The major cable news networks—Fox, CNN and MSNBC—are particularly adept at this sort of word game. They are also skilled at manipulating visual images to support their chosen slant. A Russian cameraman has accused CNN of using film footage of destroyed buildings that he took in the South Ossetian capital of Tskhinvali and presenting it to an American audience as evidence of Russian atrocities in the Georgian city of Gori.
In its day-to-day operations, the US media displays a combination of disdain and ignorance of history, particularly when that history reveals uncomfortable truths about the origins of current events. However, when the chance to confuse and terrify readers and viewers presents itself, the mainstream media is quite ready to invoke some bogus history lesson against whatever country has run afoul of US imperialism.
A favorite historical theme trotted out again and again is “appeasement,” which is meant to conjure up images of British Prime Minister Neville Chamberlain crumbling before Hitler at Munich in 1938, and thus preparing the way for World War Two. Such a presentation of the historical episode itself is grossly oversimplified. But more to the point, it is used to swing public opinion behind the idea that the US and the world must adopt the most belligerent and violent stance toward whatever nation Washington has defined, at any given time, as a “rogue state,” “axis of evil” member, or “aggressor.” Hence, the US media currently bristles with warnings against “appeasing” the Russian Bear.
Some lessons of history the US media prefers not to address. The media does not square Washington’s condemnation of the “illegal” Russian invasion of Georgia with the infinitely more destructive US invasion and occupation of Iraq. As predatory as Russia’s aims may be, it certainly can lay claim with more credibility to a “security” interest in a neighboring country, formerly part of the Soviet Union, that is openly hostile to it.
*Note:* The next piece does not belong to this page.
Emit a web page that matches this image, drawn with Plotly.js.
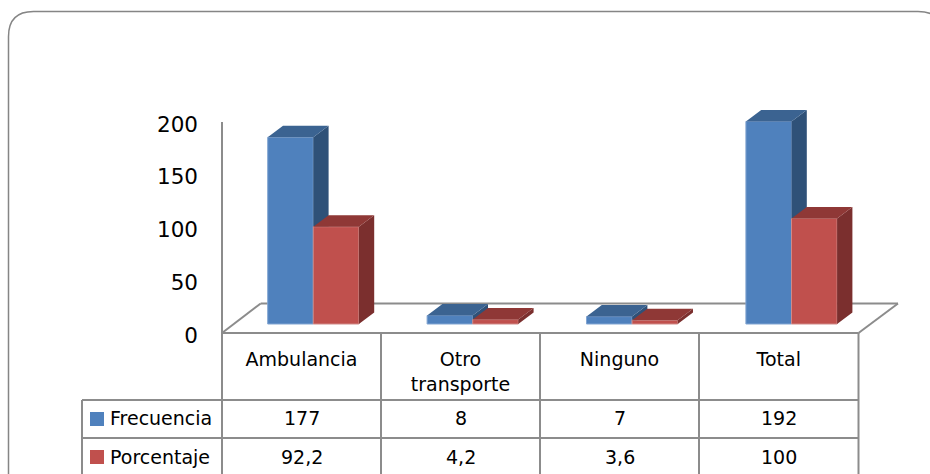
<!DOCTYPE html>
<html>
<head>
<meta charset="utf-8">
<script src="https://cdn.plot.ly/plotly-3.0.1.min.js"></script>
<style>html,body{margin:0;padding:0;background:#fff}</style>
</head>
<body>
<div id="chart" style="width:930px;height:474px"></div>
<script>
var categories = ["Ambulancia", "Otro<br>transporte", "Ninguno", "Total"];
var frecuencia = [177, 8, 7, 192];
var porcentaje = [92.2, 4.2, 3.6, 100];
var seriesNames = ["Frecuencia", "Porcentaje"];
var yTicks = [0, 50, 100, 150, 200];

var FONT = '"DejaVu Sans", sans-serif';
var L = 222, R = 898, T = 100, FLOOR = 333, W = 930, H = 474;
var PX_PER_UNIT = 1.055, PX_PER_CAT = 159.4, FIRST_CENTER = 313.3;
var barW = 45.6 / PX_PER_CAT;
var depthX = 15.3 / PX_PER_CAT, depthY = 11.5 / PX_PER_UNIT;
var base = 9 / PX_PER_UNIT;
var xIdx = categories.map(function (c, i) { return i; });
function dataX(px) { return (px - FIRST_CENTER) / PX_PER_CAT; }
function pX(px) { return (px - L) / (R - L); }
function pY(py) { return (FLOOR - py) / (FLOOR - T); }

var colX = [222, 381, 540, 699, 858.5];
var cellCenters = xIdx.map(function (i) { return dataX((colX[i] + colX[i + 1]) / 2); });

function faces(vals, x0off, kind) {
  var xs = [], ys = [];
  vals.forEach(function (v, i) {
    var x0 = i + x0off, x1 = x0 + barW, y1 = base + v;
    if (kind === "side") {
      xs.push(x1, x1 + depthX, x1 + depthX, x1, x1, null);
      ys.push(base, base + depthY, y1 + depthY, y1, base, null);
    } else {
      xs.push(x0, x1, x1 + depthX, x0 + depthX, x0, null);
      ys.push(y1, y1, y1 + depthY, y1 + depthY, y1, null);
    }
  });
  return { x: xs, y: ys };
}
function face(vals, off, kind, color, z) {
  var f = faces(vals, off, kind);
  return { type: "scatter", mode: "lines", x: f.x, y: f.y, fill: "toself", fillcolor: color,
    line: { width: 0, color: color }, hoverinfo: "skip", showlegend: false, zorder: z };
}
function bar(vals, off, name, color, edge, z) {
  return { type: "bar", name: name, x: xIdx, y: vals, base: base, width: barW, offset: off,
    marker: { color: color, line: { color: edge, width: 1 } }, showlegend: false, zorder: z };
}

var data = [
  face(frecuencia, -barW, "side", "#2F5178", 1),
  face(frecuencia, -barW, "top", "#3B6391", 1),
  bar(frecuencia, -barW, seriesNames[0], "#4F81BD", "#82A5D2", 1),
  face(porcentaje, 0, "side", "#7B2F2E", 2),
  face(porcentaje, 0, "top", "#8F3836", 2),
  bar(porcentaje, 0, seriesNames[1], "#C0504D", "#D08A88", 2)
];

var GRID = "#8C8C8C";
function ln(x0, y0, x1, y1) {
  return { type: "line", xref: "paper", yref: "paper", x0: pX(x0), x1: pX(x1), y0: pY(y0), y1: pY(y1),
    line: { color: GRID, width: 2 }, layer: "below" };
}
var shapes = [
  ln(222, 122, 222, 474),
  ln(222, 333, 858.5, 333),
  ln(222, 333, 260.7, 303.5),
  ln(260.7, 303.5, 898, 303.5),
  ln(898, 303.5, 858.5, 333),
  ln(381, 333, 381, 474),
  ln(540, 333, 540, 474),
  ln(699, 333, 699, 474),
  ln(858.5, 333, 858.5, 474),
  ln(82, 400, 858.5, 400),
  ln(82, 438, 858.5, 438),
  ln(82, 400, 82, 474)
];
var bl = 8.5, br = 943, bt = 11.5, r = 25;
shapes.push({
  type: "path", xref: "paper", yref: "paper", layer: "below", line: { color: "#858585", width: 1.5 },
  path: "M " + pX(bl) + " " + pY(474) + " L " + pX(bl) + " " + pY(bt + r) +
    " Q " + pX(bl) + " " + pY(bt) + " " + pX(bl + r) + " " + pY(bt) +
    " L " + pX(br - r) + " " + pY(bt) +
    " Q " + pX(br) + " " + pY(bt) + " " + pX(br) + " " + pY(bt + r)
});
[[412, "#4F81BD"], [450, "#C0504D"]].forEach(function (s) {
  shapes.push({ type: "rect", xref: "paper", yref: "paper", x0: pX(90), x1: pX(104),
    y0: pY(s[0]), y1: pY(s[0] + 14), fillcolor: s[1], line: { width: 0 } });
});

var annotations = [];
function note(text, x, xref, y, anchor) {
  annotations.push({ text: text, x: x, xref: xref, y: y, yref: "paper", xanchor: anchor, yanchor: "middle",
    showarrow: false, font: { family: FONT, size: 19, color: "#000" } });
}
var rowY = [418, 457];
[frecuencia, porcentaje].forEach(function (vals, r) {
  note(seriesNames[r], pX(108), "paper", pY(rowY[r]), "left");
  vals.forEach(function (v, i) {
    note(String(v).replace(".", ","), cellCenters[i], "x", pY(rowY[r]), "center");
  });
});

var layout = {
  width: W, height: H, autosize: false, showlegend: false,
  paper_bgcolor: "#fff", plot_bgcolor: "rgba(0,0,0,0)", hovermode: false,
  margin: { l: L, r: W - R, t: T, b: H - FLOOR, pad: 0 },
  barmode: "overlay",
  font: { family: FONT, color: "#000" },
  xaxis: {
    range: [dataX(L), dataX(R)], showgrid: false, zeroline: false, showline: false,
    tickmode: "array", tickvals: cellCenters, ticktext: categories, ticks: "",
    tickangle: 0, tickfont: { family: FONT, size: 19, color: "#000" }, ticklabelstandoff: 13
  },
  yaxis: {
    range: [0, (FLOOR - T) / PX_PER_UNIT], showgrid: false, zeroline: false, showline: false,
    tickmode: "array", tickvals: yTicks, ticks: "",
    tickfont: { family: FONT, size: 21.5, color: "#000" }, ticklabelstandoff: 23, ticklabelshift: 2
  },
  shapes: shapes, annotations: annotations
};
Plotly.newPlot("chart", data, layout, { displayModeBar: false, staticPlot: true });
</script>
</body>
</html>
All the threadbare rationales for the US invasion of Iraq, on the other hand, have long since been exposed. The media makes no effort, moreover, to square Washington’s support for the “territorial integrity” of Georgia with its own war only 10 years ago against Serbia in support of Kosovan separatists, in which the infrastructure of Serbia was destroyed and its capital bombed. One could draw up an endless list of such examples of rank hypocrisy.